Free?

Kagamin spam at here.lot
Wed Oct 26 12:28:21 PDT 2011


Steven Schveighoffer Wrote:

> patents exist to give an *incentive* to give away trade secrets that would  
> otherwise die with the inventor.  The idea is, if you patent something,  
> you enjoy a period of monopoly, where you can profit from the fruits of  
> your invention.

I think, this can work for software the same way.

> Add that to the fact that software  
> patents are *rarely* beneficial to the community.

Does the community want benefits at the expense of the inventor?

> They are mostly used as
> weapons to stifle innovation from others.  In essence, software patents  
> have had an *opposite* effect on the industry compared to something like  
> building cars.

Let's look at the H264 technology. Would it exist in the first place if its creators had no chance to patent it? Everyone benefit from H264. They charge corporations for patent application, corporations sell quality tools - everyone benefit. MPEG LA (patent holder) said end users won't be charged for viewing H264 video and they allow patent application without fees by free GPL-licensed x264 encoder and free LGPL-licensed libavcodec decoder - opensource benefits, end users benefit. I have a vague impression GPL was a requirement: MPEG LA would not allow patent application by boost-licensed code: that would mean total loss of income. No one would benefit from boost license in this case. GPL *wins* everything here with regards to benefit for open source, benefit for users and benefit for professional commercial users.

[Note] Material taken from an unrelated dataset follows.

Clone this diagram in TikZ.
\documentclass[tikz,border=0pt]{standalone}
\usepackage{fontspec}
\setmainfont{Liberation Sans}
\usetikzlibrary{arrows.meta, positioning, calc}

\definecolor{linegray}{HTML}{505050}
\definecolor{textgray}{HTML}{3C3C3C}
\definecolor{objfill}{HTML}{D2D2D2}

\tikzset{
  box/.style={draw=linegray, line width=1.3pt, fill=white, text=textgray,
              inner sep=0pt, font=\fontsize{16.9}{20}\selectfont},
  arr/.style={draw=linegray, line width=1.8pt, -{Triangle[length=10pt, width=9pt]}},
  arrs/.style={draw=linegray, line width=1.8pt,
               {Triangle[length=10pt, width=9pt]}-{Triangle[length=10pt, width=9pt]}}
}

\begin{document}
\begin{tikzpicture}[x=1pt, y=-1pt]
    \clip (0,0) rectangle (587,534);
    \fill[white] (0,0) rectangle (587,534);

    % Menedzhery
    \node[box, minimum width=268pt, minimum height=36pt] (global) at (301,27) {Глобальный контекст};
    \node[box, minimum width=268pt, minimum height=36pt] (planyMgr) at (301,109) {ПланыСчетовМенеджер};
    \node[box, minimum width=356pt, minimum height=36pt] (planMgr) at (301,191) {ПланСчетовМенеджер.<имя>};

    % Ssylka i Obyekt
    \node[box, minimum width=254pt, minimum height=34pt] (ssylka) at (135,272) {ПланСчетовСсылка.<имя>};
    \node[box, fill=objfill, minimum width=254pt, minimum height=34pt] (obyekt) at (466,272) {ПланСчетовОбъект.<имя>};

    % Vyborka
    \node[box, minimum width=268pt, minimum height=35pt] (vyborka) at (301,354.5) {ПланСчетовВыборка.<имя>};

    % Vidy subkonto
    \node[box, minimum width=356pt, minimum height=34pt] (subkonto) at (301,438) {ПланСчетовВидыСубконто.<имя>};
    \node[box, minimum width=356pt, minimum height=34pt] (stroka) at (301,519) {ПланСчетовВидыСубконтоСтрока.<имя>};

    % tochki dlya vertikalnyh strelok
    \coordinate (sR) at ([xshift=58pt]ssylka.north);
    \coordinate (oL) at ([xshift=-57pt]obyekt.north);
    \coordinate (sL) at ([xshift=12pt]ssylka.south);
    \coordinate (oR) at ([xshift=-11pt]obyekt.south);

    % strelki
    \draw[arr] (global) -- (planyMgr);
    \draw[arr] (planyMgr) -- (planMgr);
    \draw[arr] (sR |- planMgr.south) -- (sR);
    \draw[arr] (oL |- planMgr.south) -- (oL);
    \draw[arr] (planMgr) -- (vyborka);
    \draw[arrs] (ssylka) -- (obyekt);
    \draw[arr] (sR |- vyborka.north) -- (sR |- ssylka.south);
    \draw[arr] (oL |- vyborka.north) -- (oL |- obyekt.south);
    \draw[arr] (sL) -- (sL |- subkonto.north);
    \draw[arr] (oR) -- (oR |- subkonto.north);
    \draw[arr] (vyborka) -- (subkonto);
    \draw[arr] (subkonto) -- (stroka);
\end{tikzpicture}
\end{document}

> >> 3. It is a very slippery slope to go down.  Software is a purely
> >> *abstract* thing, it's not a machine.
> >
> > Software is a machine: concrete thing doing concrete job. Patent doesn't  
> > protect the machine itself, it protects concrete design work put into  
> > it. Design is a high-profile work, a good design has a good chance to be  
> > more expensive than the actual implementation. So it's perfectly valid  
> > to claim ownership for a design work and charge fees for it.
> 
> And why wouldn't you be able to do this without patents?  Again, copyright  
> already covers software.  Plenty of software companies have large amounts  
> of IP and are successful without having any software patents.

I'm afraid, it's useless to copyright a design: implementation is not a copy so you can't charge for it.

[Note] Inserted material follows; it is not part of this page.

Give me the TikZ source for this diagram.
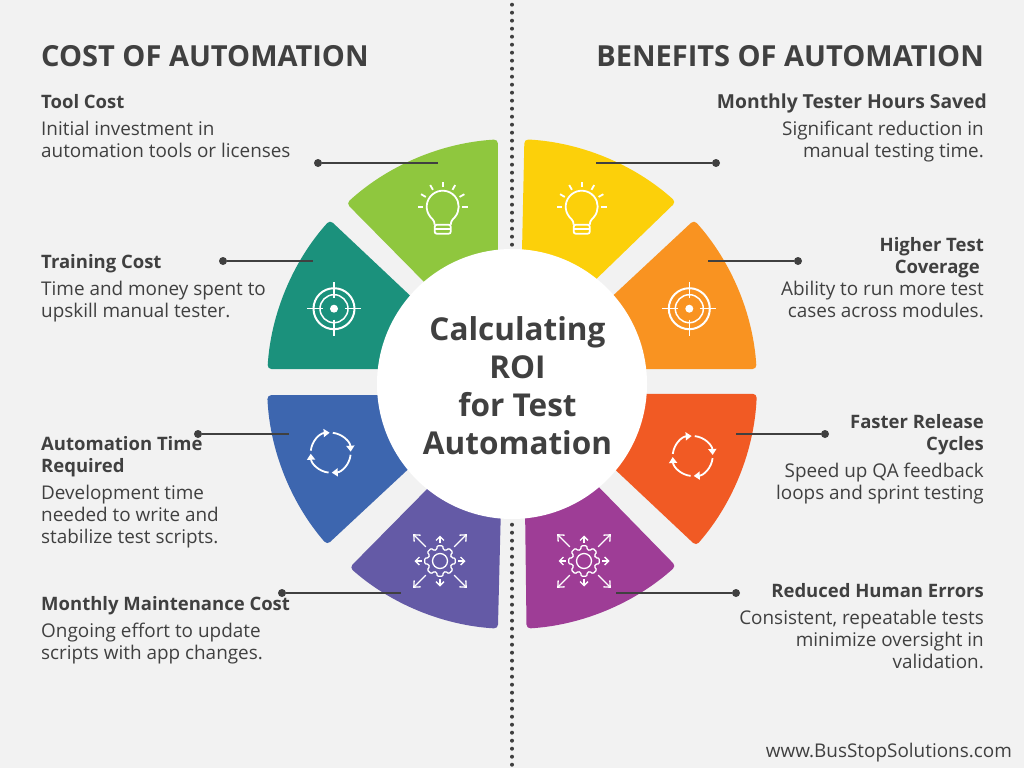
\documentclass[tikz,border=0pt]{standalone}
\usepackage{fontspec}
\setmainfont{Open Sans}
\usetikzlibrary{arrows.meta,calc}
\definecolor{pagegray}{HTML}{F2F2F2}
\definecolor{inkgray}{HTML}{404040}
\definecolor{leafgreen}{HTML}{8FC73E}
\definecolor{tealgreen}{HTML}{1B917C}
\definecolor{steelblue}{HTML}{3D66AF}
\definecolor{slatepurple}{HTML}{645AA6}
\definecolor{plumpurple}{HTML}{9E3D96}
\definecolor{sunyellow}{HTML}{FCD00A}
\definecolor{amberorange}{HTML}{F99321}
\definecolor{flameorange}{HTML}{F15A24}
\tikzset{
  title/.style={anchor=base,inner sep=0pt,text=inkgray,font=\fontsize{29}{30}\selectfont\bfseries},
  headleft/.style={anchor=base west,inner sep=0pt,text=inkgray,align=left,font=\fontsize{18.5}{22}\selectfont\bfseries},
  headright/.style={anchor=base east,inner sep=0pt,text=inkgray,align=right,font=\fontsize{18.5}{22}\selectfont\bfseries},
  bodyleft/.style={anchor=base west,inner sep=0pt,text=inkgray,align=left,font=\fontsize{18.9}{22}\selectfont},
  bodyright/.style={anchor=base east,inner sep=0pt,text=inkgray,align=right,font=\fontsize{18.9}{22}\selectfont},
  wedge/.style={rounded corners=4pt},
  dot/.style={circle,fill=inkgray,inner sep=0pt,minimum size=8pt},
  leader/.style={draw=inkgray,line width=2pt},
  bulbicon/.pic={
    \draw[white,line width=1.8pt] (-8,18) .. controls (-8,13) and (-12.3,11) .. (140:16) arc (140:400:16) .. controls (12.3,11) and (8,13) .. (8,18);
    \draw[white,line width=1.8pt,rounded corners=2pt] (-8,18) -- (-8,27) -- (8,27) -- (8,18) -- cycle;
    \draw[white,line width=1.5pt] (-8,22.5) -- (8,22.5);
    \foreach \ang in {180,210,...,360}
      \draw[white,line width=1.8pt] (\ang:19.5) -- (\ang:25);
  },
  targeticon/.pic={
    \draw[white,line width=2pt] (0,0) circle (20.5);
    \draw[white,line width=1.5pt] (0,0) circle (14);
    \fill[white] (0,0) circle (4);
    \foreach \ang in {0,90,180,270}
      \draw[white,line width=1.5pt] (\ang:11) -- (\ang:27);
  },
  cycleicon/.pic={
    \foreach \ang in {0,90,180,270}
      \draw[white,line width=1.8pt,-{Triangle[length=6pt,width=8pt]}] (\ang+6:20) arc (\ang+6:\ang+87:20);
  },
  gearicon/.pic={
    \draw[white,line width=1.3pt,rounded corners=1pt] (-16:12)
      \foreach \ang in {0,45,...,315} { -- (\ang-10:15.5) -- (\ang+10:15.5) -- (\ang+16:12) -- (\ang+29:12) } -- cycle;
    \draw[white,line width=1.3pt] (0,0) circle (7.5);
    \foreach \ang in {0,90,180,270}
      \draw[white,line width=1.3pt,-{Straight Barb[length=4pt,width=8pt]}] (\ang:18) -- (\ang:25.5);
    \foreach \ang in {45,135,225,315}
      \draw[white,line width=1.3pt,-{Straight Barb[length=5pt,width=9pt]}] (\ang:20) -- (\ang:38);
  }
}
\begin{document}
\begin{tikzpicture}[x=1pt,y=-1pt]
  \useasboundingbox (0,0) rectangle (1024,768);
  \fill[pagegray] (0,0) rectangle (1024,768);
  \coordinate (hubc) at (512,384);
  \coordinate (linetop) at (512,4.7);
  \coordinate (linebot) at (512,768);
  \draw[inkgray,line width=4pt,line cap=round,dash pattern=on 0pt off 8pt] (linetop) -- (linebot);

  % left half
  \fill[leafgreen,wedge] (433,291) -- ($(hubc)+(227.5:245)$) arc (227.5:266.7:245) -- (498,270) -- cycle;
  \fill[tealgreen,wedge] (419,304) -- ($(hubc)+(222:245)$) arc (222:183.5:245) -- (385,369) -- cycle;
  \fill[steelblue,wedge] (417,461) -- ($(hubc)+(139:245)$) arc (139:177.4:245) -- (385,395) -- cycle;
  \fill[slatepurple,wedge] (437,479) -- ($(hubc)+(131.5:245)$) arc (131.5:93.3:245) -- (501,505) -- cycle;
  % right half
  \fill[sunyellow,wedge] (587,288) -- ($(hubc)+(-48:245)$) arc (-48:-87.1:245) -- (521.5,275) -- cycle;
  \fill[amberorange,wedge] (604,304) -- ($(hubc)+(-42:245)$) arc (-42:-3.5:245) -- (630,369) -- cycle;
  \fill[flameorange,wedge] (606,461) -- ($(hubc)+(41.3:245)$) arc (41.3:2.3:245) -- (630,394) -- cycle;
  \fill[plumpurple,wedge] (589,477) -- ($(hubc)+(48:245)$) arc (48:86.6:245) -- (525,505) -- cycle;

  \node[circle,fill=white,minimum size=270pt,inner sep=0pt] (hub) at (hubc) {};
  \node[anchor=base,inner sep=0pt,text=inkgray,align=center,font=\fontsize{31.5}{38}\selectfont\bfseries] (hubtext) at (517.5,454) {Calculating\\ROI\\for Test\\Automation};

  \pic at (442.7,206.7) {bulbicon};
  \pic at (581.7,206.7) {bulbicon};
  \pic at (334,308.7) {targeticon};
  \pic at (689.3,308.7) {targeticon};
  \pic at (330.7,452.7) {cycleicon};
  \pic at (692.7,456) {cycleicon};
  \pic at (440,561) {gearicon};
  \pic at (584,561) {gearicon};

  \node[dot] (tooldot) at (318,163) {};
  \coordinate (toolend) at (438,163);
  \draw[leader] (tooldot) -- (toolend);
  \node[dot] (traindot) at (223,261) {};
  \coordinate (trainend) at (313,261);
  \draw[leader] (traindot) -- (trainend);
  \node[dot] (timedot) at (198,434) {};
  \coordinate (timeend) at (289,434);
  \draw[leader] (timedot) -- (timeend);
  \node[dot] (maintdot) at (282,593) {};
  \coordinate (maintend) at (401,593);
  \draw[leader] (maintdot) -- (maintend);
  \node[dot] (hoursdot) at (716,163) {};
  \coordinate (hoursend) at (596,163);
  \draw[leader] (hoursdot) -- (hoursend);
  \node[dot] (coverdot) at (798,261) {};
  \coordinate (coverend) at (708,261);
  \draw[leader] (coverdot) -- (coverend);
  \node[dot] (fasterdot) at (825,434) {};
  \coordinate (fasterend) at (736,434);
  \draw[leader] (fasterdot) -- (fasterend);
  \node[dot] (errordot) at (736,593) {};
  \coordinate (errorend) at (616,593);
  \draw[leader] (errordot) -- (errorend);

  \node[title,anchor=base west] (costtitle) at (41,66.5) {COST OF AUTOMATION};
  \node[title,anchor=base east] (benefittitle) at (984,66.5) {BENEFITS OF AUTOMATION};

  \node[headleft] (toolhead) at (41,108) {Tool Cost};
  \node[bodyleft] (toolbody) at (41,157.5) {Initial investment in\\automation tools or licenses};
  \node[headleft] (trainhead) at (41,268) {Training Cost};
  \node[bodyleft] (trainbody) at (41,317.5) {Time and money spent to\\upskill manual tester.};
  \node[headleft] (timehead) at (41,472) {Automation Time\\Required};
  \node[bodyleft] (timebody) at (41,543.5) {Development time\\needed to write and\\stabilize test scripts.};
  \node[headleft] (mainthead) at (41,610) {Monthly Maintenance Cost};
  \node[bodyleft] (maintbody) at (41,659.5) {Ongoing effort to update\\scripts with app changes.};

  \node[headright,font=\fontsize{19.3}{22}\selectfont\bfseries] (hourshead) at (987,108) {Monthly Tester Hours Saved};
  \node[bodyright] (hoursbody) at (984,157.5) {Significant reduction in\\manual testing time.};
  \node[headright] (coverhead) at (984,273) {Higher Test\\Coverage\kern4pt};
  \node[bodyright] (coverbody) at (984,317.5) {Ability to run more test\\cases across modules.};
  \node[headright] (fasterhead) at (984,450) {Faster Release\\Cycles};
  \node[bodyright] (fasterbody) at (984,499.5) {Speed up QA feedback\\loops and sprint testing};
  \node[headright] (errorhead) at (984,597) {Reduced Human Errors};
  \node[bodyright] (errorbody) at (984,668.5) {Consistent, repeatable tests\\minimize oversight in\\validation.};

  \node[bodyright] (siteurl) at (1012,757) {www.BusStopSolutions.com};
\end{tikzpicture}
\end{document}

> >> It can be produced en mass with near-zero cost.
> >
> > Dead software is seen as unusable. So - no, to produce software you need  
> > continuous maintenance and development which is as expensive as any  
> > other labor.
> 
> What I mean is, with a traditional machine, there is a cost to recreating  
> the machine.  Such manufacturing requires up-front investment that can  
> possibly outweigh the cost of implementing the design.  Patents protect  
> the entity putting their product out there from having a larger company  
> who can throw money around beat you using your idea.

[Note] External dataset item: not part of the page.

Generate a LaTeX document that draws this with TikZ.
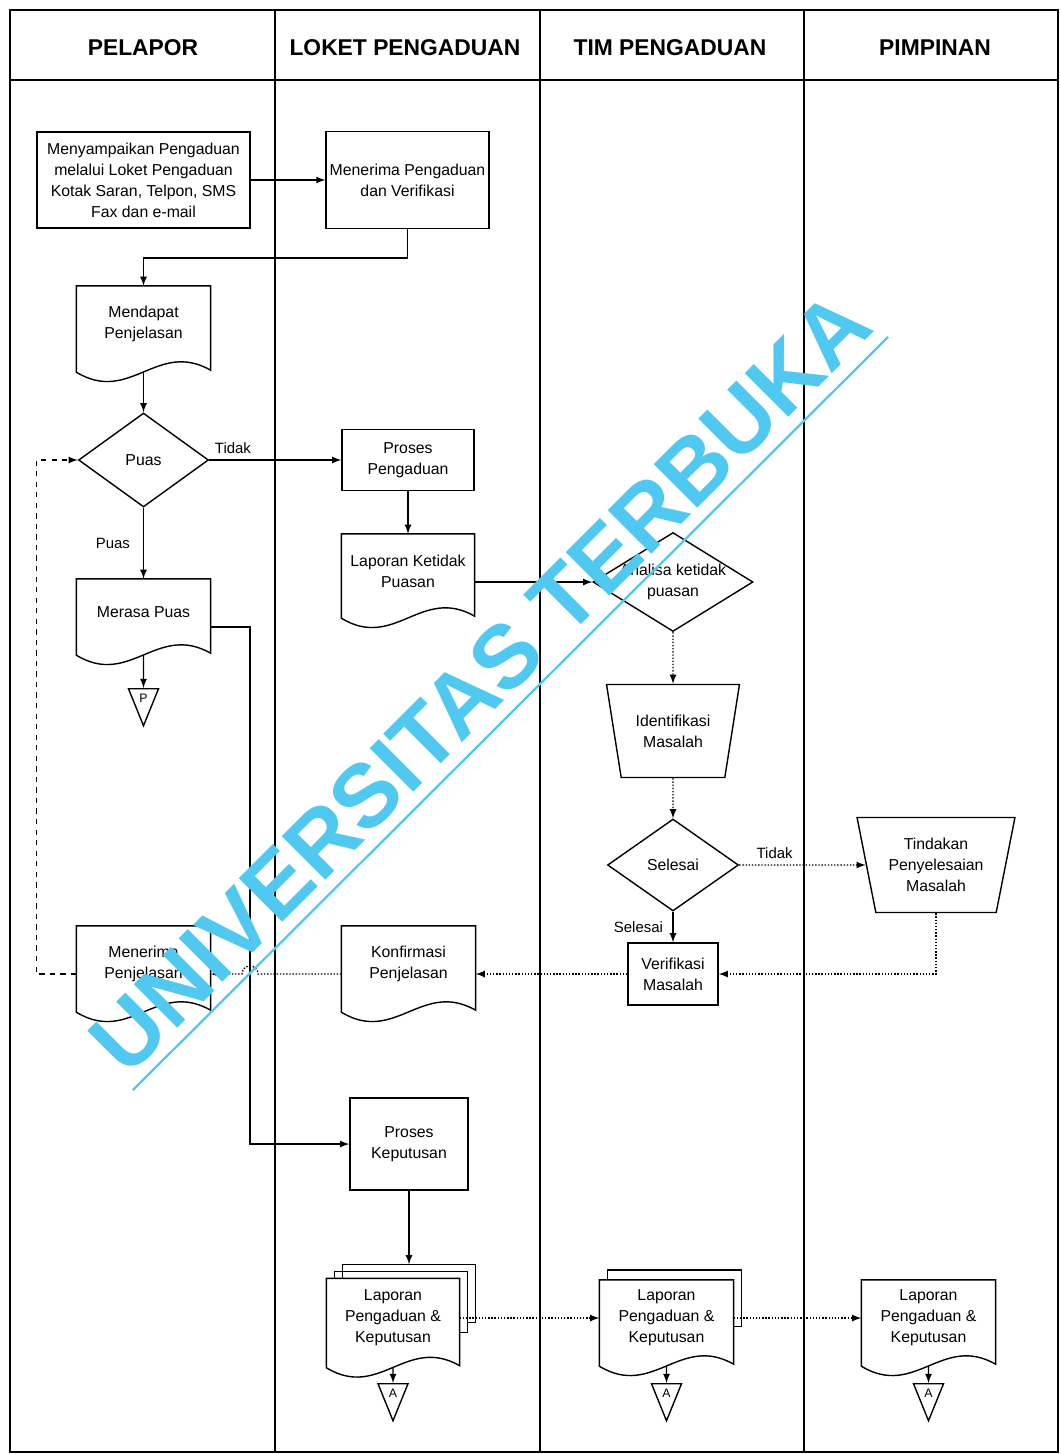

The same is for software world. A program may require quite a large investment before it could be made usable. Let's consider D: who would get quality implementation first - Digital Mars or Microsoft? If DM doesn't patent D, it will sell *nothing*. Even if DM manages to get some market share, it won't survive competition and eventually lose. IE lost its market share because there was more effort put into Firefox than IE.

> Maintenance costs are not part of distribution, they are part of  
> development.  Of course maintenance is required, but maintenance does not  
> hinder you from making a profit like manufacturing ramp-up does.

Needs for investments may be slightly different, but effectively there's no difference: software project needs continuous investment of resources or it dies.

> However, working software can be written by one guy in his apartment in a  
> couple weeks.  He's not going to do patent searches when it costs him just  
> 2 weeks time to create the software.  Here, the patent system is just  
> getting in the way of innovation.  It's having the opposite effect by  
> instilling fear in anyone writing software that some patent-holding  
> company is going to squash him out of business.

I suppose trivial patents are also a problem for physical industry as the wheel patent shows.

> When was the last time you did anything with a patented software  
> technology except *avoid it like the plague*?

I would like to avoid H264 but unfortunately I can't.

> >> 5. The patent office does *NOT UNDERSTAND* software, so they are more  
> >> apt
> >> to grant trivial patents (e.g. one-click).
> >
> > http://www.newscientist.com/article/dn965-wheel-patented-in-australia.html
> 
> I don't get your argument there, that Australia has a lousy patent  
> system?  That Australian "innovation patents" are indefensible? How is  
> this relevant?

They understand software as good as physical technologies.